== Recorded data ==
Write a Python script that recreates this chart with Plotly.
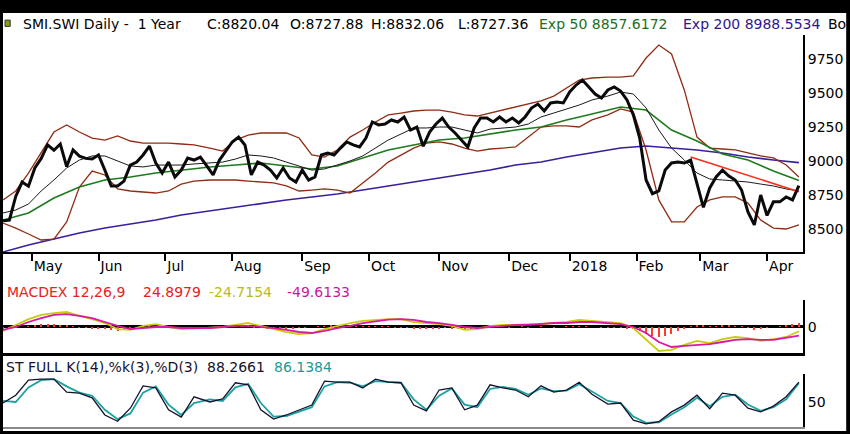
import numpy as np
import pandas as pd
import plotly.graph_objects as go

# SIX holidays inside the window (no trading)
holidays = ["2017-05-01", "2017-05-25", "2017-06-05", "2017-08-01", "2017-12-25",
            "2017-12-26", "2018-01-01", "2018-01-02", "2018-03-30", "2018-04-02"]
month_labels = ["May", "Jun", "Jul", "Aug", "Sep", "Oct", "Nov", "Dec", "2018", "Feb", "Mar", "Apr"]

# close, every 2nd session
close = [8560, 8565, 8740, 8846, 8815, 8950, 9020, 9120, 9080, 9126,
         8960, 9082, 9037, 9020, 9015, 9045, 8934, 8817, 8817, 8853,
         8970, 8993, 9045, 9111, 8986, 8912, 8993, 8883, 8934, 9023,
         9008, 9030, 8964, 8898, 9008, 9074, 9141, 9177, 9119, 8898,
         8993, 8971, 8934, 8876, 8949, 8876, 8846, 8934, 8861, 8883,
         9045, 9060, 9045, 9096, 9141, 9119, 9104, 9170, 9288, 9266,
         9273, 9303, 9288, 9325, 9229, 9251, 9110, 9214, 9273, 9317,
         9251, 9207, 9155, 9104, 9244, 9317, 9317, 9288, 9325, 9288,
         9317, 9281, 9325, 9391, 9420, 9370, 9428, 9435, 9428, 9509,
         9560, 9597, 9546, 9494, 9465, 9524, 9546, 9516, 9450, 9340,
         9170, 8861, 8760, 8780, 8934, 8986, 8993, 8986, 9008, 8824,
         8660, 8802, 8883, 8934, 8890, 8861, 8787, 8625, 8530, 8750,
         8600, 8700, 8700, 8736, 8714, 8820.04]

# bollinger / sma20, every 4th session
bb_upper = [8714, 8780, 8912, 9067, 9214, 9266, 9214, 9170, 9155, 9185,
            9148, 9133, 9133, 9133, 9126, 9119, 9096, 9074, 9155, 9192,
            9207, 9207, 9207, 9170, 9045, 9030, 9082, 9177, 9229, 9288,
            9340, 9354, 9369, 9376, 9376, 9361, 9340, 9332, 9354, 9376,
            9398, 9420, 9443, 9479, 9538, 9597, 9612, 9619, 9619, 9627,
            9759, 9855, 9789, 9524, 9177, 9096, 9089, 9082, 9060, 9038,
            9023, 8971, 8883]
bb_lower = [8544, 8507, 8463, 8419, 8426, 8552, 8809, 8927, 8898, 8795,
            8780, 8772, 8765, 8780, 8831, 8853, 8861, 8861, 8861, 8853,
            8846, 8839, 8817, 8780, 8787, 8795, 8787, 8765, 8839, 8912,
            8993, 9045, 9096, 9133, 9141, 9126, 9096, 9074, 9089, 9096,
            9104, 9177, 9251, 9259, 9259, 9251, 9303, 9340, 9384, 9361,
            9082, 8714, 8552, 8552, 8662, 8714, 8736, 8736, 8691, 8566,
            8507, 8500, 8530]
sma20 = [8618, 8640, 8684, 8780, 8861, 8949, 9008, 9038, 9038, 9001,
         8964, 8957, 8971, 8971, 8971, 8979, 8986, 8993, 9015, 9045,
         9038, 9023, 8993, 8964, 8934, 8942, 8971, 9001, 9038, 9096,
         9155, 9199, 9244, 9244, 9251, 9251, 9229, 9207, 9236, 9244,
         9251, 9273, 9325, 9354, 9384, 9413, 9450, 9479, 9509, 9494,
         9391, 9229, 9096, 9008, 8912, 8868, 8861, 8853, 8846, 8831,
         8817, 8795, 8780]

# exponential averages, every 8th session
exp50 = [8566, 8618, 8728, 8809, 8861, 8883, 8912, 8934, 8957, 8971, 8986, 8964, 8942, 8964, 9023, 9082,
         9119, 9155, 9170, 9199, 9229, 9251, 9303, 9347, 9398, 9376, 9229, 9148, 9052, 9008, 8927, 8857.6172]
exp200 = [8331, 8382, 8426, 8471, 8507, 8537, 8566, 8603, 8633, 8662, 8684, 8714, 8736, 8758, 8787, 8817,
          8846, 8876, 8905, 8934, 8971, 8993, 9030, 9060, 9096, 9111, 9096, 9082, 9060, 9030, 9008, 8988.5534]

levels = [9089, 8817, 8672, 8524]
trend_dates = ["2018-02-26", "2018-04-17"]
trend_vals = [9030, 8775]

macd = [-23, 12, 46, 70, 81, 87, 64, 46, 23, -12, -17, 6, 17, 0, -12, -9, -6, 0, 12, 23,
        6, -12, -29, -41, -35, -12, 6, 23, 35, 41, 46, 46, 29, 23, 17, 6, -17, -12, 6, 12,
        12, 17, 17, 23, 29, 41, 35, 29, 23, -6, -75, -139, -133, -104, -81, -93, -70, -58, -64, -81,
        -70, -58, -24.7154]
signal = [-17, 0, 29, 52, 70, 75, 64, 52, 29, 6, -12, -6, 0, 0, -6, -6, -6, 0, 6, 6,
          0, -6, -17, -29, -35, -23, -6, 6, 23, 35, 43, 46, 41, 29, 23, 12, 0, -6, 0, 6,
          12, 12, 17, 23, 23, 29, 29, 23, 17, 0, -35, -87, -116, -110, -104, -99, -87, -75, -70, -75,
          -75, -64, -49.6133]
hist = [-10, -8, -5, 0, 5, 10, 15, 20, 18, 12, 6, 2, -2, -5, -6, -8, -12, -18, -22, -20,
        -12, -4, 4, 6, 4, 0, -3, -5, -4, -3, -2, -2, -3, -2, 0, 3, 5, 6, 3, -2,
        -5, -6, -7, -8, -8, -7, -5, -3, 0, 3, 5, 6, 5, 4, 3, 2, 3, 4, 3, 2,
        1, -1, -3, -5, -8, -10, -12, -10, -7, -5, -8, -12, -15, -10, -4, 0, 2, 2, 0, -1,
        0, 1, -1, 0, 2, 0, -2, 0, 2, 4, 5, 3, 0, -2, -3, -2, -3, -6, -12, -25,
        -40, -52, -60, -55, -40, -22, -8, 5, 12, 8, 2, 5, 8, 6, 4, 2, -5, -15, -12, -5,
        0, 5, 12, 18, 24.8979]

stoch_k = [48, 63, 92, 94, 94, 69, 67, 58, 25, 13, 38, 81, 77, 35, 21, 60, 50, 56, 87, 83,
           35, 17, 25, 35, 44, 90, 88, 88, 77, 94, 88, 87, 44, 33, 73, 77, 35, 44, 83, 77,
           73, 60, 81, 69, 73, 88, 65, 46, 48, 15, 8, 12, 31, 44, 63, 37, 67, 63, 38, 31,
           42, 60, 88.2661]
stoch_d = [52, 50, 78, 92, 94, 80, 68, 62, 35, 17, 28, 68, 80, 45, 25, 48, 55, 52, 78, 85,
           48, 22, 23, 32, 40, 80, 88, 87, 80, 90, 89, 87, 55, 35, 62, 76, 45, 40, 75, 79,
           75, 64, 76, 71, 72, 84, 70, 52, 48, 22, 10, 11, 26, 40, 58, 42, 60, 64, 45, 33,
           40, 55, 86.1384]

days = pd.bdate_range("2017-04-18", "2018-04-17")
days = days[~days.isin(pd.to_datetime(holidays))]


def pick(n):
    return days[np.linspace(0, len(days) - 1, n).round().astype(int)]


firsts = pd.Series(days, index=days).groupby([days.year, days.month]).first().values[1:]

FONT = "DejaVu Sans"
fig = go.Figure()


def line(x, y, color, width, ax="1"):
    fig.add_trace(go.Scatter(x=x, y=y, mode="lines", line=dict(color=color, width=width),
                             xaxis="x" if ax == "1" else "x" + ax, yaxis="y" if ax == "1" else "y" + ax))


# main panel
line(pick(len(exp200)), exp200, "#3a1ea0", 1.6)
line(pick(len(bb_upper)), bb_upper, "#902c14", 1.3)
line(pick(len(bb_lower)), bb_lower, "#902c14", 1.3)
line(pick(len(exp50)), exp50, "#1d7a1d", 1.6)
line(pick(len(sma20)), sma20, "#1a1a1a", 1)
line(trend_dates, trend_vals, "#ff2a1a", 1.6)
line(pick(len(close)), close, "#0a0a0a", 3)

# macd panel
fig.add_trace(go.Bar(x=pick(len(hist)), y=hist, width=0.35 * 86400000,
                     marker=dict(color="#ff3b2a", line=dict(width=0)), xaxis="x2", yaxis="y2"))
line(pick(len(macd)), macd, "#c8cc10", 1.8, "2")
line(pick(len(signal)), signal, "#d81aa0", 1.8, "2")

# stochastic panel
line(pick(len(stoch_d)), stoch_d, "#1aa3a0", 1.8, "3")
line(pick(len(stoch_k)), stoch_k, "#15122e", 1.3, "3")

for i, lv in enumerate(levels):
    fig.add_shape(type="line", xref="x domain", yref="y", x0=0, x1=1, y0=lv, y1=lv, layer="below",
                  line=dict(color="#163a35" if i == 0 else "#1a1a1a", width=2.2 if i == 0 else 1.2))

xr = [days[0], days[-1] + pd.Timedelta(hours=31)]
rb = [dict(bounds=["sat", "mon"]), dict(values=holidays)]
common_y = dict(side="right", showgrid=False, showline=True, linecolor="black", linewidth=2,
                ticks="", tickfont=dict(family=FONT, size=14, color="black"), fixedrange=True)

fig.update_layout(
    width=850, height=434, showlegend=False, bargap=0,
    paper_bgcolor="black", plot_bgcolor="white",
    margin=dict(l=3, r=47, t=35, b=7),
    font=dict(family=FONT, size=14, color="black"),
    xaxis=dict(domain=[0, 1], anchor="y", range=xr, rangebreaks=rb, showgrid=False,
               showline=True, linecolor="black", linewidth=2, ticks="outside", ticklen=7,
               tickwidth=2, tickcolor="black", tickvals=firsts, ticktext=month_labels,
               ticklabelposition="outside right",
               tickfont=dict(family=FONT, size=14, color="black")),
    xaxis2=dict(domain=[0, 1], anchor="y2", matches="x", range=xr, rangebreaks=rb, showgrid=False,
                showline=True, linecolor="black", linewidth=3, showticklabels=False, ticks=""),
    xaxis3=dict(domain=[0, 1], anchor="y3", matches="x", range=xr, rangebreaks=rb, showgrid=False,
                showline=True, linecolor="#8a8a8a", linewidth=2, showticklabels=False, ticks=""),
    yaxis=dict(domain=[0.4464, 1], anchor="x", range=[8330.6, 9928.6],
               tickvals=[8500, 8750, 9000, 9250, 9500, 9750], zeroline=False, **common_y),
    yaxis2=dict(domain=[0.1888, 0.3240], anchor="x2", range=[-150.8, 156.6], tickvals=[0],
                zeroline=True, zerolinecolor="black", zerolinewidth=2.5, **common_y),
    yaxis3=dict(domain=[0, 0.1352], anchor="x3", range=[1.9, 103.8], tickvals=[50],
                zeroline=False, **common_y),
)

# white page inside the black frame
fig.add_shape(type="rect", xref="paper", yref="paper", x0=0, x1=1.054, y0=-0.0102, y1=1.0561,
              fillcolor="white", line=dict(width=0), layer="below")
fig.add_shape(type="rect", xref="paper", yref="paper", x0=0.0025, x1=0.009, y0=1.022, y1=1.038,
              fillcolor="#8c9a12", line=dict(color="#333", width=1))


def label(px, y, text, color):
    # px: left edge of the text in page pixels
    fig.add_annotation(xref="paper", yref="paper", x=(px - 3) / 800, y=y, xanchor="left",
                       yanchor="middle", text=text, showarrow=False,
                       font=dict(family=FONT, size=14, color=color))


label(21, 1.028, "SMI.SWI Daily -  1 Year", "black")
label(205, 1.028, "C:8820.04", "black")
label(288, 1.028, "O:8727.88", "black")
label(369, 1.028, "H:8832.06", "black")
label(456, 1.028, "L:8727.36", "black")
label(537, 1.028, "Exp 50 8857.6172", "#1b6e1b")
label(681, 1.028, "Exp 200 8988.5534", "#2e1690")
label(826, 1.028, "Bo", "black")
label(5, 0.3444, "MACDEX 12,26,9", "#e8211a")
label(141, 0.3444, "24.8979", "#e8211a")
label(207, 0.3444, "-24.7154", "#b8bc10")
label(285, 0.3444, "-49.6133", "#c8189a")
label(4, 0.1531, "ST FULL K(14),%k(3),%D(3)", "#15122e")
label(205, 0.1531, "88.2661", "#15122e")
label(272, 0.1531, "86.1384", "#1a9a98")

fig.write_html("out.html", config={"displayModeBar": False},
               post_script="document.body.style.margin='0';")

== Task brief ==
Without the pictures, return the listing above from its first line through the line that has "import plotly.graph_objects as go".

== Answer for this exercise ==
Write a Python script that recreates this chart with Plotly.
import numpy as np
import pandas as pd
import plotly.graph_objects as go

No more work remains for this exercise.